»»

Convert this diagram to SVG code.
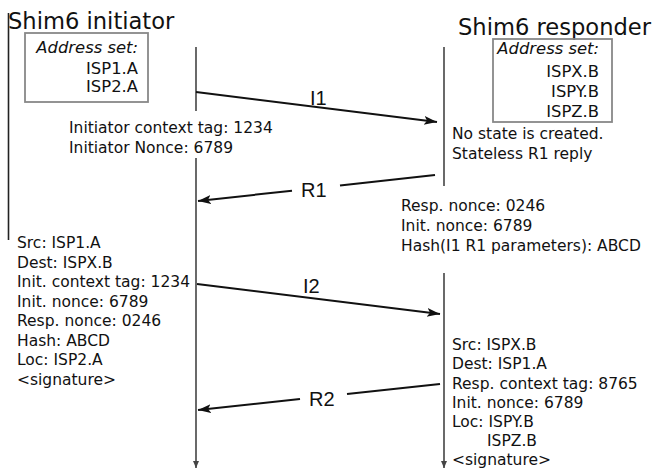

««
»»

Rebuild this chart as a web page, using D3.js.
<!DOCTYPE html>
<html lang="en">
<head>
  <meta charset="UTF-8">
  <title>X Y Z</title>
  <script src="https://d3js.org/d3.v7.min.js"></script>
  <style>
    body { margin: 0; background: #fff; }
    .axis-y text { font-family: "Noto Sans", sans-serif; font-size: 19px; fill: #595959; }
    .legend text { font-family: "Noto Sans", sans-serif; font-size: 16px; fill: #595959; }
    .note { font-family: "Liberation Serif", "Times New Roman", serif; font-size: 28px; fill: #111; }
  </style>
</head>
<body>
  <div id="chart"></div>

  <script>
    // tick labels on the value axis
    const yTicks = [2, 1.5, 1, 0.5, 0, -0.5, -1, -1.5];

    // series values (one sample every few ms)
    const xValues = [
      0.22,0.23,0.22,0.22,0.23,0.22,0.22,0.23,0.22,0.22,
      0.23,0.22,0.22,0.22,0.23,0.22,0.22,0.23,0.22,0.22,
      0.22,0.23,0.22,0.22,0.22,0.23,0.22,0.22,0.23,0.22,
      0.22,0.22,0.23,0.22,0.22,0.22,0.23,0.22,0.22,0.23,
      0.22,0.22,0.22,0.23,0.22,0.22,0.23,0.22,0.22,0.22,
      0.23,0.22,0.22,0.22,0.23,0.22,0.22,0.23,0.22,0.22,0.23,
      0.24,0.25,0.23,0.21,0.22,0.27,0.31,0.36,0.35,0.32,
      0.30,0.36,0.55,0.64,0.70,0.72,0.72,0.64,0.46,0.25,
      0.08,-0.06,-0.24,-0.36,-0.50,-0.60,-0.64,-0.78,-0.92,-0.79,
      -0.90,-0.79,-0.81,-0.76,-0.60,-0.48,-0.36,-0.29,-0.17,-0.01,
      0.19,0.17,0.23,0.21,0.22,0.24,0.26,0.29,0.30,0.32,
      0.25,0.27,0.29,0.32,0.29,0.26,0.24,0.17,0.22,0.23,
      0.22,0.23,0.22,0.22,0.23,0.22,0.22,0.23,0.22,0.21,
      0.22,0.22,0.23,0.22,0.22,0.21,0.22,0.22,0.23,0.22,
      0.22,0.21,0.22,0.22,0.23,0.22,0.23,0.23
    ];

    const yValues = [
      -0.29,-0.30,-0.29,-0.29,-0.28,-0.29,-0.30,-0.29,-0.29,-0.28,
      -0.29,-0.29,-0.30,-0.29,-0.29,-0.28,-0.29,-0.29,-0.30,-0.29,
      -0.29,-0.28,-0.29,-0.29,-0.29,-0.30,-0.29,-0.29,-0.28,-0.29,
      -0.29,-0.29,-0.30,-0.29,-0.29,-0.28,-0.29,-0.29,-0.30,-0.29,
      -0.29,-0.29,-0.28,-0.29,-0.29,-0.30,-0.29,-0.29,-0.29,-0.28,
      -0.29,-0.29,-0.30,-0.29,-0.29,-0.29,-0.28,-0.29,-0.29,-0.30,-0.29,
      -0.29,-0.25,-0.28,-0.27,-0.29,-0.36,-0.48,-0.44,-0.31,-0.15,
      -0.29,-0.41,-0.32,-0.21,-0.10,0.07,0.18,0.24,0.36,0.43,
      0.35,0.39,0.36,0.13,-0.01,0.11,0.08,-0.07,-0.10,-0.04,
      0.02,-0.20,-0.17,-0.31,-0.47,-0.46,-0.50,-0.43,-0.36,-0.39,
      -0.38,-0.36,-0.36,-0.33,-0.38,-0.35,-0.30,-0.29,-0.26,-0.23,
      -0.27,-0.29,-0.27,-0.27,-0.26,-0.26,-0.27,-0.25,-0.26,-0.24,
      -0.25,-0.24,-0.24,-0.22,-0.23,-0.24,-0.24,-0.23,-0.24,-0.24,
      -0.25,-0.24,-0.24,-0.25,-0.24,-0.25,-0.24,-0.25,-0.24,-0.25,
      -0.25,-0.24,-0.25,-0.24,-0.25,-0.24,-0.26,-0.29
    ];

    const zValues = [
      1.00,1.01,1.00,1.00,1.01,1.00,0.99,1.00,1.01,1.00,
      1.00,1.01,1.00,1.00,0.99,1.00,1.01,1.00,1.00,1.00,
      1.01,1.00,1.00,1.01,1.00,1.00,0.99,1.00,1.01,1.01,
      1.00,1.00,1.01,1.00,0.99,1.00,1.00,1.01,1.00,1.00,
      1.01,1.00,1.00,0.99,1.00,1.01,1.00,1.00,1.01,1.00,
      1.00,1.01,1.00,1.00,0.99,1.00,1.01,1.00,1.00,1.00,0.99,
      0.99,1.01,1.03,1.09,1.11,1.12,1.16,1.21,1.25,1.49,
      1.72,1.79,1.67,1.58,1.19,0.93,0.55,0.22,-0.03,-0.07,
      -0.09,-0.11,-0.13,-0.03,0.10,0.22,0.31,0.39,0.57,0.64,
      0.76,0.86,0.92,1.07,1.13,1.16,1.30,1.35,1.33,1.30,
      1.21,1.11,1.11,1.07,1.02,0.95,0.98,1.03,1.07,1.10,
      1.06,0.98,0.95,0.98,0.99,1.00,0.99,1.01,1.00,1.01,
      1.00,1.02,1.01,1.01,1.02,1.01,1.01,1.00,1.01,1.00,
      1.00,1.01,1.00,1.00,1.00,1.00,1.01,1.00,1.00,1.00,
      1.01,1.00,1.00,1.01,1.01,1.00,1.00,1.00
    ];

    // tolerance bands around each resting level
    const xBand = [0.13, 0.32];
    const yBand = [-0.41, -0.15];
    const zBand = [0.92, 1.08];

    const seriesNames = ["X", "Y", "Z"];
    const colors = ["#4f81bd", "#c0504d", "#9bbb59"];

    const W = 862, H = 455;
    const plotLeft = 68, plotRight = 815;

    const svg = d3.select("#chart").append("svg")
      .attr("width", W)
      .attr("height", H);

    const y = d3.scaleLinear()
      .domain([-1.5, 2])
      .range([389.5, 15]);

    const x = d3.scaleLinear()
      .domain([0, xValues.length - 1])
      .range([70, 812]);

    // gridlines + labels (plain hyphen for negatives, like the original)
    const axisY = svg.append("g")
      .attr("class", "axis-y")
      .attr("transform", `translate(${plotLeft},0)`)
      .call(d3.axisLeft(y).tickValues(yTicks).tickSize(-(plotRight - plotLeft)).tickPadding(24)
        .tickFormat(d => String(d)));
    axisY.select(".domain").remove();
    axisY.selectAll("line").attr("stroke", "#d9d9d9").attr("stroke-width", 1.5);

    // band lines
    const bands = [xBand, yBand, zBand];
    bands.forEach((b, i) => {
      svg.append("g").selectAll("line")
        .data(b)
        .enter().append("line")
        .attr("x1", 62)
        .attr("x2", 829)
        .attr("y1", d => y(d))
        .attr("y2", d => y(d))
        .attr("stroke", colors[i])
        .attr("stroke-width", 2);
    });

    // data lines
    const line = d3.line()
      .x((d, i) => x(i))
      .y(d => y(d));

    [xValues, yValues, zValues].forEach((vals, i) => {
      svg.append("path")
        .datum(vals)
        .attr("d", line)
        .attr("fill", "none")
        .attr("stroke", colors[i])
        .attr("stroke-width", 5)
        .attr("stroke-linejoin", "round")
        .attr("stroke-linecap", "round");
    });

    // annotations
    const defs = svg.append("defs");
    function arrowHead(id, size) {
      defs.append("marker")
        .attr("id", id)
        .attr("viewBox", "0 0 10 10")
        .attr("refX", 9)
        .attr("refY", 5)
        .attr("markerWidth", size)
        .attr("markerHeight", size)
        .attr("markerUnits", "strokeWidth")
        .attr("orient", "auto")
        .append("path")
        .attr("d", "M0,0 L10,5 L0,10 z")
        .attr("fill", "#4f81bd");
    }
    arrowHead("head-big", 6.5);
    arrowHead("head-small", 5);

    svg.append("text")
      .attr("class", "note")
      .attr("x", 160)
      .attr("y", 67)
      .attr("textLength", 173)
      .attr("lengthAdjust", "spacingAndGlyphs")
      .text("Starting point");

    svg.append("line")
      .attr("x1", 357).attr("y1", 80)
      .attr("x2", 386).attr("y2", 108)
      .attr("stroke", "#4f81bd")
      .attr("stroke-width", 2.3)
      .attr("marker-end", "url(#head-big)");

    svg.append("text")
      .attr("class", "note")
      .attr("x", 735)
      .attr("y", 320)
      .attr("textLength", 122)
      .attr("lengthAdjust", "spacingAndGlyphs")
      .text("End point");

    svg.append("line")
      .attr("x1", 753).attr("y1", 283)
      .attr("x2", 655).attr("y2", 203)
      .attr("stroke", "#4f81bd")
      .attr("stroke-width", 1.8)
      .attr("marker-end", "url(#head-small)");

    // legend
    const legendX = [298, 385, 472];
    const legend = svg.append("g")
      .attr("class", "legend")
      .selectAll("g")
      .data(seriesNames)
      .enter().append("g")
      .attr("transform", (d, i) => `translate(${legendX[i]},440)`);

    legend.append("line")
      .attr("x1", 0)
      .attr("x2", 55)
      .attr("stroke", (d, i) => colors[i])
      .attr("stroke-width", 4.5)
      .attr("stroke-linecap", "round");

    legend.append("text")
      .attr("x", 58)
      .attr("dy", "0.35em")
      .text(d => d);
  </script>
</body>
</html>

««
»»

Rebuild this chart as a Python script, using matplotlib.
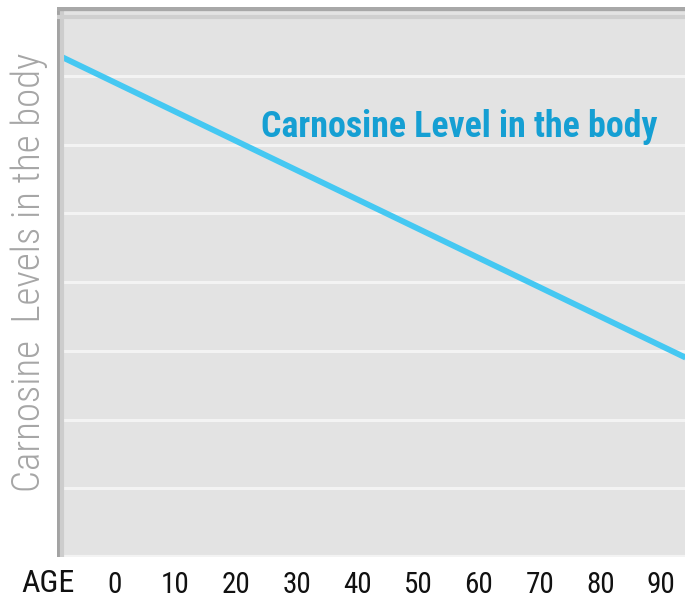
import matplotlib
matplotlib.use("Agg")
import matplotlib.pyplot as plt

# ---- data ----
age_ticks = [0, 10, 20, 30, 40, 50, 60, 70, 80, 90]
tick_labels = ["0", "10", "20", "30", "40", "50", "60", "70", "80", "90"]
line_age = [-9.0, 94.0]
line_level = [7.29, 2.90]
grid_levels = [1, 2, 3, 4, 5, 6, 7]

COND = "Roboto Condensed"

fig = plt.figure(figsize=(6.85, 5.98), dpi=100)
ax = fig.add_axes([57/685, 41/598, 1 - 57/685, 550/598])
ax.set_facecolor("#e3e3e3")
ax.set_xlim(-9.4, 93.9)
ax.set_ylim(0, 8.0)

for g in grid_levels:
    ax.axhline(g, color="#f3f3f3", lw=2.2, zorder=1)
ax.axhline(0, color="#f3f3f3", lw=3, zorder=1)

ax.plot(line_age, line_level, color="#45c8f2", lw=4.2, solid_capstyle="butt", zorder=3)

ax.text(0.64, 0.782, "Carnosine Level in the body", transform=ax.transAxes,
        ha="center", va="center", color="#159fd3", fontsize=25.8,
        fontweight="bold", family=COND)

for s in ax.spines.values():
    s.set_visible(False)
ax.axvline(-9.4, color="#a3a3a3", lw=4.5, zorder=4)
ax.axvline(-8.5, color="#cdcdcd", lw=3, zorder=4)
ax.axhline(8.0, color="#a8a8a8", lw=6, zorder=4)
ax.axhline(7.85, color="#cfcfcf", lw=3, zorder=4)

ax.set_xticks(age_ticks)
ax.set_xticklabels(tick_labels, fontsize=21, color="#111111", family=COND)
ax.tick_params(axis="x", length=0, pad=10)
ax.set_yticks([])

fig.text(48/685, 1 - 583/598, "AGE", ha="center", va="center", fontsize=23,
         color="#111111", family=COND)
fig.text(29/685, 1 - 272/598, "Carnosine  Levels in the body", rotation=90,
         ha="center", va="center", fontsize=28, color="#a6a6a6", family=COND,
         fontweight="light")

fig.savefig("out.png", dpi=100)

««

Directions for this task:
Above are the records. Print exactly, and only, the lines from the line with "Rebuild this chart as a web" to the line with "const yTicks = [2, 1.5, 1, 0.5, 0, -0.5, -1, -1.5];", both inclusive.

Answer for this exercise:
Rebuild this chart as a web page, using D3.js.
<!DOCTYPE html>
<html lang="en">
<head>
  <meta charset="UTF-8">
  <title>X Y Z</title>
  <script src="https://d3js.org/d3.v7.min.js"></script>
  <style>
    body { margin: 0; background: #fff; }
    .axis-y text { font-family: "Noto Sans", sans-serif; font-size: 19px; fill: #595959; }
    .legend text { font-family: "Noto Sans", sans-serif; font-size: 16px; fill: #595959; }
    .note { font-family: "Liberation Serif", "Times New Roman", serif; font-size: 28px; fill: #111; }
  </style>
</head>
<body>
  <div id="chart"></div>

  <script>
    // tick labels on the value axis
    const yTicks = [2, 1.5, 1, 0.5, 0, -0.5, -1, -1.5];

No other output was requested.